What makes this Bengali NLP task so difficult?
Recently I posted a benchmark summary for three Bangla language models and one multilingual model (Indic-BERT). I’ve bolded any models within 1 percentage point of the top score.
Indic-BERT and my own ELECTRA model performed well on Sentiment Analysis and News Topics, but notably worse on Hate Speech classification, not matching mBERT. What makes this task so difficult, and why does it affect models differently?
Experiment 1: Revised Dataset
When I shared my results, the Indic-BERT team asked some questions and I went back to my original source for the data. The designated train and test CSVs were recently replaced with a single ‘revised’ CSV.
Code and supplementary materials for our paper titled "Classification Benchmarks for Under-resourced Bengali Language…
This change inspired my first experiment: does a test based on the revised CSV lead to better results?
In a re-run of the experiment, Indic-BERT improved, now scoring higher than mBERT. The neuralspace-reverie model held onto the #1 spot, extending its lead over Bangla-BERT.
Experiment 2: All Small
Even with the new CSV, I noticed that Hate Speech is the smallest dataset (1400 rows, with only 1050 for training). I can’t experiment with making this dataset larger (maybe data augmentation another day), so I wondered what would happen if the other training datasets were the same size? That lead to my second experiment.

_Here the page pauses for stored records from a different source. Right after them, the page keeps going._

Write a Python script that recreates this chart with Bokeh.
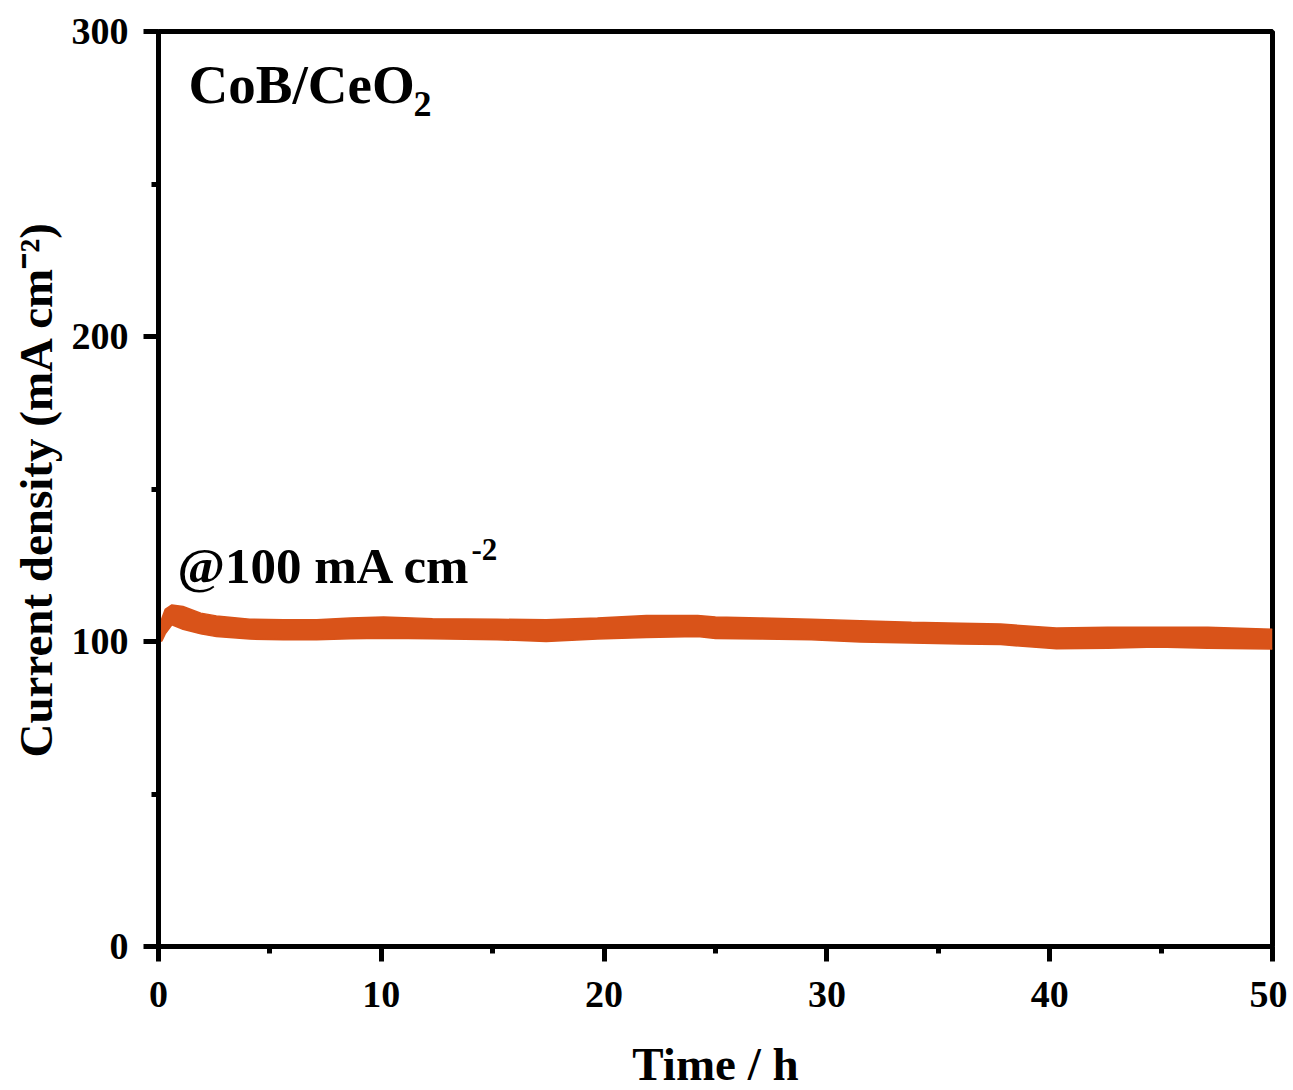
from bokeh.plotting import figure
from bokeh.models import Range1d, FixedTicker, Label
from bokeh.embed import file_html
from bokeh.resources import INLINE

# ---- data ----
time_h = [0.0, 0.15, 0.3, 0.6, 1.1, 1.9, 2.6, 4.1, 5.6, 7.1, 8.6, 10.1, 12.3, 15.2, 17.4,
          19.7, 21.9, 24.2, 25.0, 27.0, 29.3, 31.5, 33.8, 36.0, 37.8, 40.3, 42.6, 44.8, 47.1, 50.0]
upper = [104.0, 107.5, 110.5, 112.0, 111.5, 109.3, 108.4, 107.3, 107.1, 107.1, 107.7, 108.0, 107.5,
         107.3, 107.1, 107.7, 108.5, 108.5, 108.0, 107.7, 107.3, 106.8, 106.3, 106.0, 105.7,
         104.4, 104.7, 104.7, 104.7, 104.0]
lower = [100.0, 100.2, 102.5, 105.5, 104.0, 102.5, 101.6, 100.8, 100.6, 100.6, 100.9, 101.1, 100.9,
         100.6, 100.0, 100.8, 101.3, 101.6, 101.0, 100.8, 100.6, 99.8, 99.5, 99.2, 99.0,
         97.6, 97.8, 98.2, 97.8, 97.5]

x_major = [0, 10, 20, 30, 40, 50]
x_minor = [5, 15, 25, 35, 45]
y_major = [0, 100, 200, 300]
y_minor = [50, 150, 250]

FONT = "Liberation Serif"
COLOR = "#D95319"

p = figure(frame_width=1114, frame_height=915,
           min_border_left=158, min_border_right=15, min_border_top=31, min_border_bottom=144,
           x_range=Range1d(0, 50), y_range=Range1d(0, 300),
           output_backend="svg", toolbar_location=None)

p.varea(x=time_h, y1=lower, y2=upper, fill_color=COLOR, fill_alpha=1.0)
p.line(x=time_h, y=upper, line_color=COLOR, line_width=1.5)
p.line(x=time_h, y=lower, line_color=COLOR, line_width=1.5)

p.xgrid.visible = False
p.ygrid.visible = False
p.outline_line_color = "black"
p.outline_line_width = 5
p.background_fill_color = "white"
p.border_fill_color = "white"

p.xaxis.ticker = FixedTicker(ticks=x_major, minor_ticks=x_minor)
p.yaxis.ticker = FixedTicker(ticks=y_major, minor_ticks=y_minor)

for ax in (p.xaxis, p.yaxis):
    ax.axis_line_width = 5
    ax.axis_line_color = "black"
    ax.major_tick_line_width = 5
    ax.minor_tick_line_width = 5
    ax.major_tick_in = 0
    ax.major_tick_out = 15
    ax.minor_tick_in = 0
    ax.minor_tick_out = 7
    ax.major_label_text_font = FONT
    ax.major_label_text_font_style = "bold"
    ax.major_label_text_font_size = "38px"
    ax.major_label_text_color = "black"
    ax.axis_label_text_font = FONT
    ax.axis_label_text_font_style = "bold"
    ax.axis_label_text_font_size = "47px"
    ax.axis_label_text_color = "black"

p.xaxis.major_label_standoff = 20
p.yaxis.major_label_standoff = 15

# axis titles
p.yaxis.axis_label = "Current density (mA cm\u207b\u00b2)"
p.yaxis.axis_label_standoff = 7
p.xaxis.axis_label = "Time / h"
p.xaxis.axis_label_standoff = 28

# in-plot annotations
p.add_layout(Label(x=1.35, y=282.6, text="CoB/CeO", text_align="left",
                   text_baseline="alphabetic", text_font=FONT, text_font_style="bold",
                   text_font_size="55px", text_color="black"))
p.add_layout(Label(x=11.45, y=276.2, text="2", text_align="left",
                   text_baseline="alphabetic", text_font=FONT, text_font_style="bold",
                   text_font_size="36px", text_color="black"))

p.add_layout(Label(x=0.85, y=124.9, text="@100 mA cm", text_align="left",
                   text_baseline="alphabetic", text_font=FONT, text_font_style="bold",
                   text_font_size="51px", text_color="black"))
p.add_layout(Label(x=14.05, y=130.2, text="-2", text_align="left",
                   text_baseline="alphabetic", text_font=FONT, text_font_style="bold",
                   text_font_size="31px", text_color="black"))

open("out.html", "w").write(file_html(p, INLINE))
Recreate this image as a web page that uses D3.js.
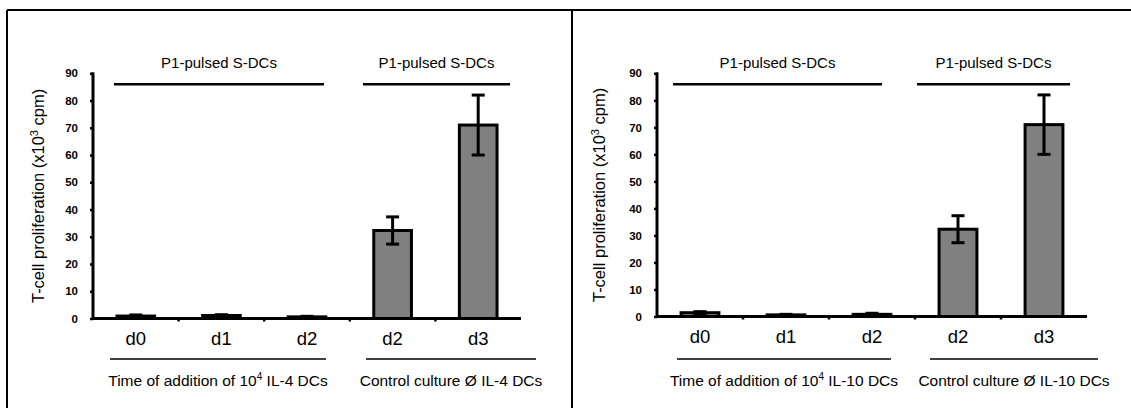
<!DOCTYPE html>
<html>
<head>
<meta charset="utf-8">
<script src="https://cdn.jsdelivr.net/npm/d3@7"></script>
<style>
  html, body { margin: 0; padding: 0; background: #fff; }
  svg { display: block; font-family: Arial, "Liberation Sans", Helvetica, sans-serif; }
</style>
</head>
<body>
<svg id="chart" width="1131" height="408"></svg>
<script>
// ---- data ----
const categories = ["d0", "d1", "d2", "d2", "d3"];
const yTicks = [0, 10, 20, 30, 40, 50, 60, 70, 80, 90];
const il4Values = [0.9, 1.1, 0.6, 32.3, 71.0];
const il4Errors = [0.4, 0.3, 0.2, 5.0, 11.0];
const il10Values = [1.4, 0.6, 0.8, 32.3, 71.0];
const il10Errors = [0.4, 0.2, 0.4, 5.0, 11.0];
const yLabel = "T-cell proliferation (x10";
const topGroupLabels = ["P1-pulsed S-DCs", "P1-pulsed S-DCs"];
const il4BottomLabels = ["Time of addition of 10|4| IL-4 DCs", "Control culture \u00D8 IL-4 DCs"];
const il10BottomLabels = ["Time of addition of 10|4| IL-10 DCs", "Control culture \u00D8 IL-10 DCs"];

// ---- layout ----
const panels = [
  { values: il4Values, errors: il4Errors, bottom: il4BottomLabels,
    x0: 93, x1: 521, yTop: 73.3, yBot: 318.5, labelX: 44,
    topLines: [[114, 324], [363, 510]], bottomLines: [[110, 326], [366, 536]] },
  { values: il10Values, errors: il10Errors, bottom: il10BottomLabels,
    x0: 657, x1: 1087, yTop: 73.3, yBot: 316.5, labelX: 605,
    topLines: [[673, 882], [917, 1070]], bottomLines: [[677, 891], [930, 1098]] }
];

const svg = d3.select("#chart");

// frame
svg.append("line").attr("x1", 7).attr("x2", 1131).attr("y1", 10).attr("y2", 10)
  .attr("stroke", "#000").attr("stroke-width", 2);
svg.append("line").attr("x1", 7).attr("x2", 7).attr("y1", 10).attr("y2", 408)
  .attr("stroke", "#000").attr("stroke-width", 2);
svg.append("line").attr("x1", 572).attr("x2", 572).attr("y1", 10).attr("y2", 408)
  .attr("stroke", "#000").attr("stroke-width", 2);

panels.forEach(p => {
  const g = svg.append("g");
  const x = d3.scaleBand().domain(d3.range(categories.length)).range([p.x0, p.x1]).paddingInner(0.56).paddingOuter(0.28);
  const xb = d3.scaleBand().domain(d3.range(categories.length)).range([p.x0, p.x1]);
  const y = d3.scaleLinear().domain([0, 90]).range([p.yBot, p.yTop]);

  // y axis
  const yAxis = d3.axisLeft(y).tickValues(yTicks).tickSize(3).tickPadding(12);
  const ya = g.append("g").attr("transform", `translate(${p.x0},0)`).call(yAxis);
  ya.select(".domain").attr("d", `M0,${p.yTop - 1}V${p.yBot}`).attr("stroke-width", 3);
  ya.selectAll(".tick line").attr("stroke-width", 2.5);
  ya.selectAll(".tick text").attr("font-size", 11.5).attr("font-weight", "bold")
    .attr("font-family", "Arial, 'Liberation Sans', sans-serif").attr("fill", "#000");

  // bars
  g.selectAll("rect.bar").data(p.values).join("rect").attr("class", "bar")
    .attr("x", (d, i) => x(i)).attr("width", x.bandwidth())
    .attr("y", d => y(d)).attr("height", d => y(0) - y(d))
    .attr("fill", "#808080").attr("stroke", "#000").attr("stroke-width", 3);

  // error bars
  const cap = 6.5;
  p.values.forEach((v, i) => {
    const cx = x(i) + x.bandwidth() / 2;
    const hi = y(v + p.errors[i]), lo = y(Math.max(0, v - p.errors[i]));
    g.append("line").attr("x1", cx).attr("x2", cx).attr("y1", hi).attr("y2", lo)
      .attr("stroke", "#000").attr("stroke-width", 3);
    [hi, lo].forEach(yy => g.append("line").attr("x1", cx - cap).attr("x2", cx + cap)
      .attr("y1", yy).attr("y2", yy).attr("stroke", "#000").attr("stroke-width", 3));
  });

  // x axis
  const xAxis = d3.axisBottom(xb).tickSize(0).tickFormat(i => categories[i]).tickPadding(13);
  const xa = g.append("g").attr("transform", `translate(0,${p.yBot})`).call(xAxis);
  xa.select(".domain").attr("d", `M${p.x0},0H${p.x1}`).attr("stroke-width", 3);
  xa.selectAll(".tick text").attr("font-size", 18.5).attr("fill", "#000")
    .attr("font-family", "Arial, 'Liberation Sans', sans-serif");
  // small separators between categories
  d3.range(1, categories.length).forEach(i => {
    g.append("line").attr("x1", xb(i)).attr("x2", xb(i)).attr("y1", p.yBot).attr("y2", p.yBot + 3)
      .attr("stroke", "#000").attr("stroke-width", 2.5);
  });

  // y label
  const lab = g.append("text")
    .attr("transform", `translate(${p.labelX},${(p.yTop + p.yBot) / 2}) rotate(-90)`)
    .attr("text-anchor", "middle").attr("font-size", 16.5).attr("fill", "#000");
  lab.append("tspan").text(yLabel);
  lab.append("tspan").attr("font-size", 11).attr("dy", -6).text("3");
  lab.append("tspan").attr("dy", 6).text(" cpm)");

  // top group lines & labels
  p.topLines.forEach((s, k) => {
    g.append("line").attr("x1", s[0]).attr("x2", s[1]).attr("y1", 84.3).attr("y2", 84.3)
      .attr("stroke", "#000").attr("stroke-width", 2.5);
    g.append("text").attr("x", (s[0] + s[1]) / 2).attr("y", 68).attr("text-anchor", "middle")
      .attr("font-size", 15).attr("fill", "#000").text(topGroupLabels[k]);
  });

  // bottom group lines & labels
  p.bottomLines.forEach((s, k) => {
    g.append("line").attr("x1", s[0]).attr("x2", s[1]).attr("y1", 359).attr("y2", 359)
      .attr("stroke", "#000").attr("stroke-width", 1.5);
    const parts = p.bottom[k].split("|");
    const t = g.append("text").attr("x", (s[0] + s[1]) / 2).attr("y", 386).attr("text-anchor", "middle")
      .attr("font-size", 15.5).attr("fill", "#000");
    if (parts.length === 3) {
      t.append("tspan").text(parts[0]);
      t.append("tspan").attr("font-size", 10).attr("dy", -6).text(parts[1]);
      t.append("tspan").attr("dy", 6).text(parts[2]);
    } else {
      t.text(parts[0]);
    }
  });
});
</script>
</body>
</html>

Comparing changes in accuracy:
All models lost accuracy when training on only 1,050 rows, but the difference was much more visible for my ELECTRA model (orange line) on both tasks. This suggests that my pretrained model does not have as much information as I’d like, and its accuracy comes from finetuning on a large dataset.
This experiment did not reveal why Indic-BERT would underperform on the hate speech task — in one early run of this experiment, I actually got a higher score from Indic-BERT on the sentiment analysis task.